There are three major options that drastically effect RAM usage:
-
If using the NodeIterator services in WmPublic pub.web, there is no upper limit. You can see an example of using these services in WmSamples large mapping example.
-
If you don’t need all the data, but just a few bits of information you can use pub.web:queryDocument to pull out pieces of the document into a record that just contains the subset you want using XQL or WQL queries. This will require an XML parse tree to be in memory, but little else.
-
Often you need all the elements of the incoming document and you use pub.web:documentToRecord to create an IData image of the data for mapping etc. This operation has a full XML parse tree in memory and then an IData tree that is about the same size. Assuming you then drop the Node object (i.e. the parse tree) from the pipeline as soon as documentToRecord completes, the parse tree RAM can be GCed, so there is a peak you need to account for, but the memory would not be held.
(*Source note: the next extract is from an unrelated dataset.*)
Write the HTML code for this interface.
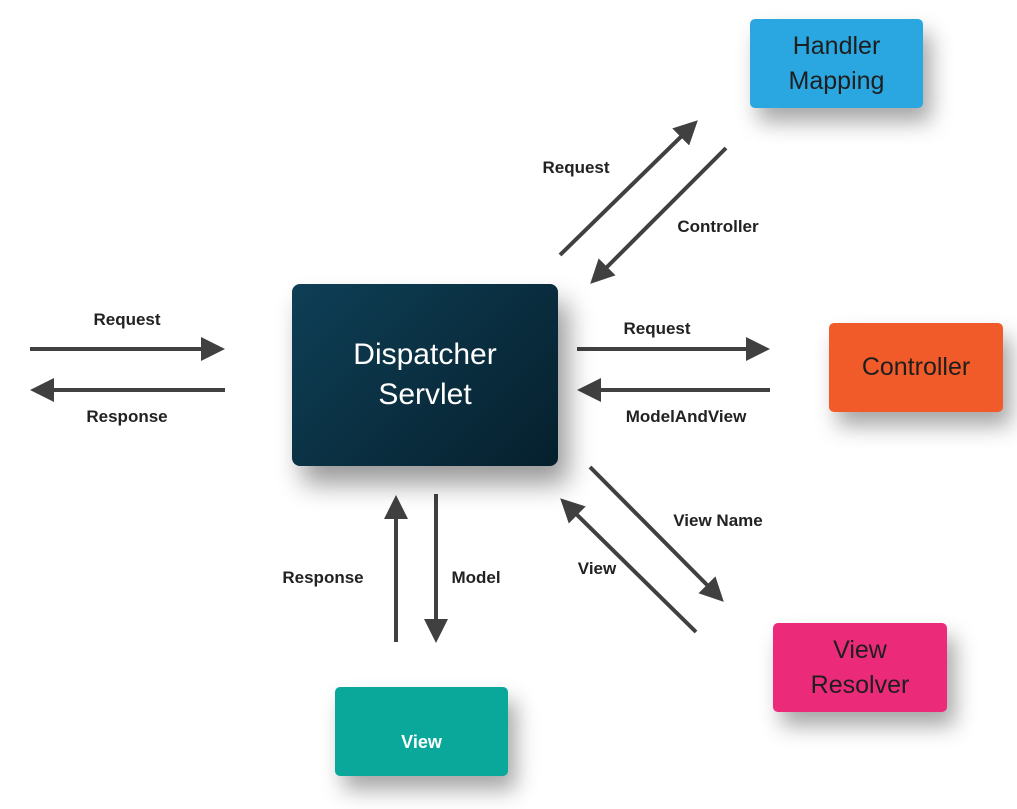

Now for a ROUGH look at the XML parse tree RAM usage that happens during option #2 and #3:
An IS XML parse tree is a structure built on top of the original XML stream, meaning that the original file is in memory, so the disk size of the file is always there. There will be Node objects for each element in the XML file. A Node object contains a parent reference, a child reference list, an attribute list, name, namespace name, nsdecls list, and some other information needed to encapsulate the XML information set. I don’t know the RAM size of this object, but I’ll take a wild guess at NodeSize.
We could then do the following calculations:
Assumptions:
NodeSize = 200 Bytes
DiskSize = 1 Meg
DataPercent = 70% (the other 30% is XML tags)
AvgTagNameSize = 10
Two tagNames per Node
Two extra characters per tagName
Formulas:
NumberNodes = (DiskSize * (1-DataPercent))/((AvgTagNameSize+2)*2)
RAMSize = DiskSize + (NumberNodes * NodeSize)
Calculations:
NumberNodes = (1MB*.7)/24 = 13107
RAMSize = 1MB + (NumberNodes*200B)
RAMSize = 1MB + 2.6MB
RAMSize = 3.6MB for a 1MB file.
I haven’t run real files through these formulas to check the assumptions, but I think these assumptions and formulas will get you in the ballpark.